Lately I asked Sherry is it better for me to wear jockeys or shorts, her answer, “Depends”.
Finally I got the ad over the internet that makes sense for us old folks, “Diapers, for when they are needed!”
Okay I am not quite at that stage yet, but it may not be long. So I put that on my favorites. LOL
I once copied an ad for ‘Doritos’. It was a coupon that said ‘Free Doritos, any size.’ We used two or three of them before I read that they were fake coupons and would no longer be honored. So I have never copied a coupon from the internet again. Do you print them out and use them? Are they legitimate?
To be honest I despise coupons. I say why don’t they just sell the item at a reasonable price? I do understand why, it is the rules addressing advertising. They get to deduct it as advertising.( I do realize it is smart to use them for something you actually use and were going to buy anyway)

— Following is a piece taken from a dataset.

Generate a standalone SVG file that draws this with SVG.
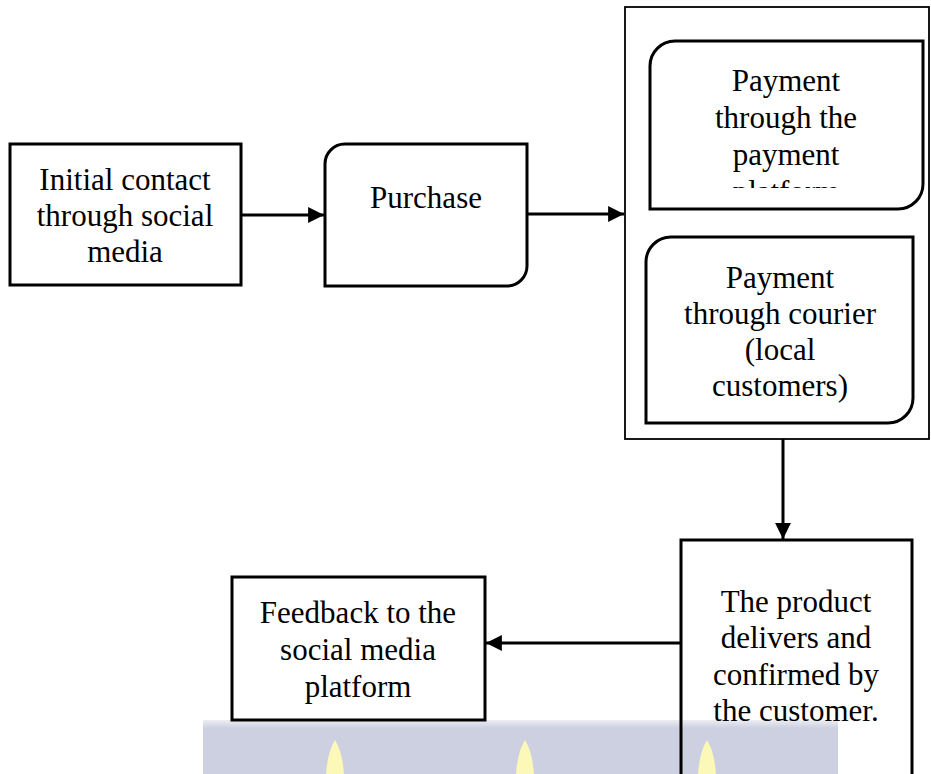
<svg xmlns="http://www.w3.org/2000/svg" width="931" height="774" viewBox="0 0 931 774">
<defs>
<style>
.box{fill:none;stroke:#000;stroke-width:3}
.cont{fill:none;stroke:#000;stroke-width:1.8}
.lbl{font-family:"Liberation Serif","Times New Roman",serif;font-size:31px;fill:#000;text-anchor:middle}
.conn{stroke:#000;stroke-width:3;fill:none}
.flame{fill:#fbf8b8}
</style>
<marker id="ah" viewBox="0 0 10 10" refX="10" refY="5" markerWidth="5.3" markerHeight="5.3" orient="auto" markerUnits="strokeWidth">
<path d="M0,0 L10,5 L0,10 Z" fill="#000"/>
</marker>
<clipPath id="clip1"><rect x="650" y="41" width="273" height="147"/></clipPath>
<linearGradient id="bandfade" x1="0" y1="0" x2="0" y2="1">
<stop offset="0" stop-color="#eceef3"/>
<stop offset="1" stop-color="#cdd0e0"/>
</linearGradient>
</defs>
<rect width="931" height="774" fill="#fff"/>

<g id="watermark">
<rect x="203" y="723" width="635" height="51" fill="#cdd0e0"/>
<rect x="203" y="720" width="635" height="8" fill="url(#bandfade)"/>
<path class="flame" d="M335,740 C330,748 327,760 326,774 L344,774 C343,760 340,748 335,740 Z"/>
<path class="flame" d="M525,740 C520,748 517,760 516,774 L534,774 C533,760 530,748 525,740 Z"/>
<path class="flame" d="M707,740 C702,748 699,760 698,774 L716,774 C715,760 712,748 707,740 Z"/>
</g>

<g id="initial-contact">
<rect class="box" x="10" y="144" width="231" height="141"/>
<text class="lbl" x="125" y="190">Initial contact</text>
<text class="lbl" x="125" y="226">through social</text>
<text class="lbl" x="125" y="262">media</text>
</g>

<g id="purchase">
<path class="box" d="M345,144 H527 V266 A20,20 0 0 1 507,286 H325 V164 A20,20 0 0 1 345,144 Z"/>
<text class="lbl" x="426" y="208">Purchase</text>
</g>

<g id="payment-options">
<rect class="cont" x="625" y="7" width="304" height="432"/>
</g>

<g id="payment-platform">
<path class="box" d="M675,41 H923 V184 A25,25 0 0 1 898,209 H650 V66 A25,25 0 0 1 675,41 Z"/>
<g clip-path="url(#clip1)">
<text class="lbl" x="786" y="91">Payment</text>
<text class="lbl" x="786" y="128">through the</text>
<text class="lbl" x="786" y="165">payment</text>
<text class="lbl" x="786" y="202">platform</text>
</g>
</g>

<g id="payment-courier">
<path class="box" d="M671,237 H913 V398 A25,25 0 0 1 888,423 H646 V262 A25,25 0 0 1 671,237 Z"/>
<text class="lbl" x="780" y="288">Payment</text>
<text class="lbl" x="780" y="324">through courier</text>
<text class="lbl" x="780" y="360">(local</text>
<text class="lbl" x="780" y="396">customers)</text>
</g>

<g id="product-delivered">
<rect class="box" x="681" y="540" width="231" height="242"/>
<text class="lbl" x="796" y="612">The product</text>
<text class="lbl" x="796" y="648">delivers and</text>
<text class="lbl" x="796" y="685">confirmed by</text>
<text class="lbl" x="796" y="721">the customer.</text>
</g>

<g id="feedback">
<rect class="box" x="232" y="577" width="253" height="143"/>
<text class="lbl" x="358" y="623">Feedback to the</text>
<text class="lbl" x="358" y="660">social media</text>
<text class="lbl" x="358" y="697">platform</text>
</g>

<g id="connectors">
<line class="conn" x1="241" y1="215" x2="324" y2="215" marker-end="url(#ah)"/>
<line class="conn" x1="527" y1="214" x2="624" y2="214" marker-end="url(#ah)"/>
<line class="conn" x1="783" y1="439" x2="783" y2="539" marker-end="url(#ah)"/>
<line class="conn" x1="680" y1="643" x2="486" y2="643" marker-end="url(#ah)"/>
</g>
</svg>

While I am at it I will fuss about laws. I have not followed the lady who is running for the Repub. nomination, but I read a negative statement made by someone. “Since she has been in congress She has not submitted any bill that has been made into law.” ( or something like that) In my opinion that was a plus. Why in heck does anyone think we should have more laws? What they should do is see if they can get some off the books. They are known as ‘Law Makers’, that doesn’t mean everyone up there must submit a new law, surely!!! DOES IT?
Don’t get me wrong, we need laws, I am not fussing about that. But somehow I think over 200 years we should have about enough. So why not review the old laws and throw some out.
I am about to agree with Jimmy, everyone up there is stupid. Here it is about time to shut the gov’t down again, and they cannot agree. The Super committee failed, now we need a Super Duper Committee. Idiots (BOTH SIDES) used the last day or two to cast insults at the other side instead of finding an answer. You mean to tell me that a week ago they did not know this was coming up?
(“Why can’t we just get along?” Rodney King)
“Thanks for reading this mess. I’m outta here.
Two cows are standing next to each other in a field. Daisy says to The Looker, "I was artificially inseminated this morning."
"I don't believe you," says The Looker.
"It's true; no bull!" exclaims Daisy.